Its 12.33 am and i can't sleep.
Yesterday was a terrible day. The tournament, i don't wish to tell.
There is no use of pointing fingers at other people. There is no need to tell that you can't communicate.
It's was our own fought, mine and the rest of the team.
The lion and the deer? I think we can be more than that, more of the lion and the deer.
After the match, i cried. Yes, i broke down.
My heart ache when i already swear to myself that i won't be proud if i didn't score a goal.
I shoot but its way above. The swearing to myself hurt my ownself.
Why? Because i really, desperately want to score goal to help my team.
To make everyone proud. To let those people who look down on us stare.
To make people respect our team.
Broke a coach heart is like breaking your own heart. I can't explain how i feel now.
Crying was the only way.
Keeping those comment to myself.
Keeping those swearing to myself.i just want someone to just understand.
not just understand but really understand.
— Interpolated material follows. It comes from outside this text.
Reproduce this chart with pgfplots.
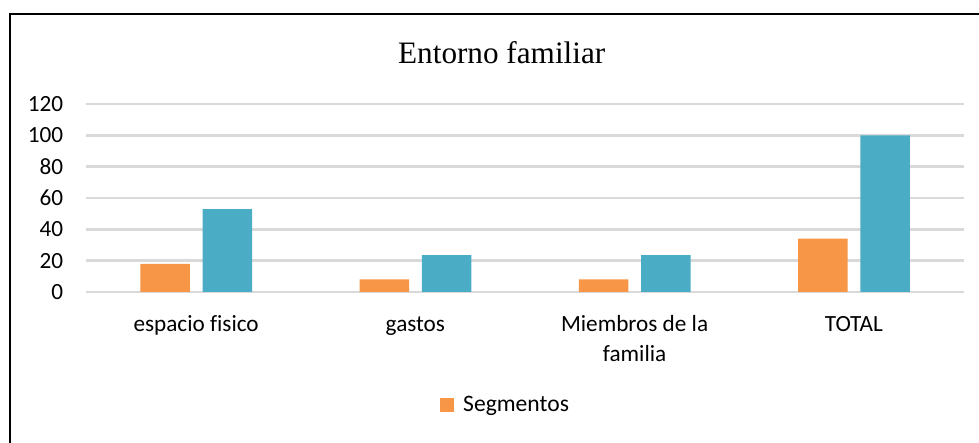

i want to make coach proud but i fail.
the emotions when i saw my coach, i nearly cried.
but, i kept it behind.
showing him that im still strong, holding on to my stick for courage.
telling myself, that i want to help the team.
but, today i fail.
i fail.
i fail to do all of that.
if only you people can hear i shout, cry or scream.
its better you don't come close.
i'll be as havoc as you people will ever see.
because, this emotions is running every where.
Calming myself is so hard.
Telling myself its nothing, is so so hard.
Asking myself to stop crying, is really hard.
why must this happen?
)'''':
p/s: i suck for yesterday, so badly.